In any weather, these are unusual cases. In the normal run of things — at least when your rights and liabilities extent to instantly observable things like paying money and delivering securities — there’s little to be said for concurrent liability. When one is exchanging cash and financial assets, one can generally observe a breach of contract, and the loss it precipitates, instantly.[2]

But in the grubbier world of building and manufacturing, the formal differences concerning when ones cause of action arises make a difference: a cause of action arises on breach, regardless of whether the breach is apparent or the loss has materialised; where liability depends proof of damage, as it does in negligence, the period starts when plaintiff suffers loss.[3] Thus, builders liability cases are the difficult children; cases about swaps and loans tend not to be.

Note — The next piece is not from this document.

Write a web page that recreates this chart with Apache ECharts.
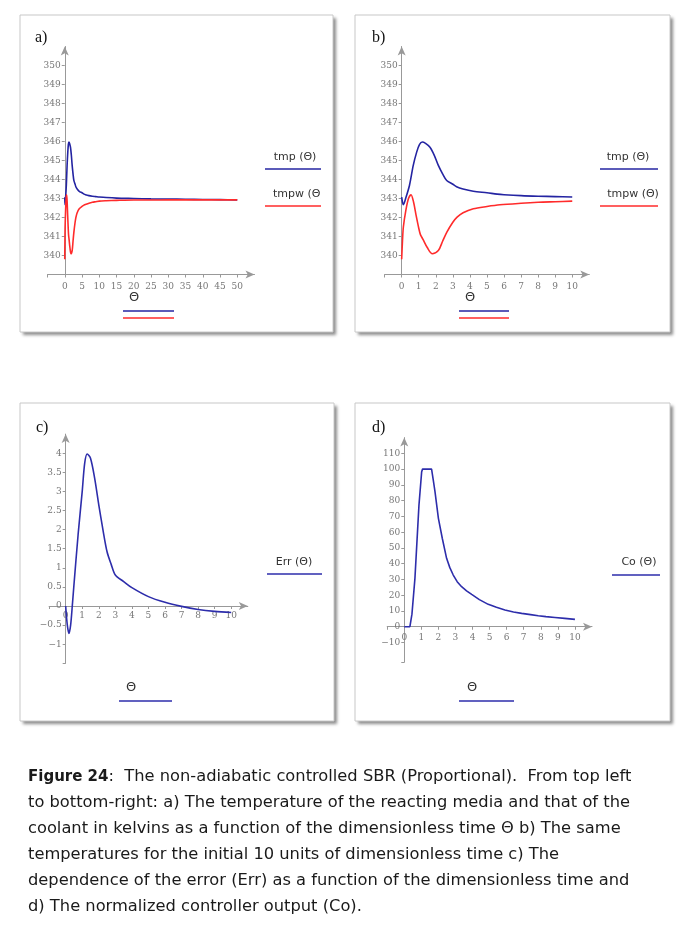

The fact pattern in these builders cases is little different from that in Donoghue v Stevenson - the paradigm negligence case par excellence — where the buyer of the ginger-beer was not the one consuming it[4]. In a straightforward bilateral contract with no aggrieved Person B, it would be absurd for tortious duties that arise at general law to widen or constrict the allocation of risk set out in the contract. You can contract out of tortious duties (even if that isn’t obvious in principle to you, Lord Goff said so in Henderson v Merrett). Unless your contract is uncommonly vague, by just having one you will have done so. You can always explicitly exclude tortious liability in the contract if you are really worried about it (though it does look a little “for the avoidance of doubt” to this pair of eyes. It’s not hard to do:

This is a contract. Neither party will be liable to the other in tort under it.

Rights cumulative

Will rights cumulative boilerplate spare blushes here? The JC doesn’t think so.

See also

References

  1. Emphasis added.
  2. Not always the case for some of the loonier representations and warranties, it is true. But —
  3. Pirelli Cable Works Ltd v Oscar Faber & Partners Ltd [1983] 2WLR 6. There is a very good, detailed and famous, but looong, monograph about all of this from then LLB honours student, now New Zealand Court of Appeal judge Christine French, which was published in the Otago Law Review in 1983 and reverentially praised in Henderson v Merrett. You can access it here.
  4. The difference is that the purchaser gave the ginger-beer to the victim, and did not sell it.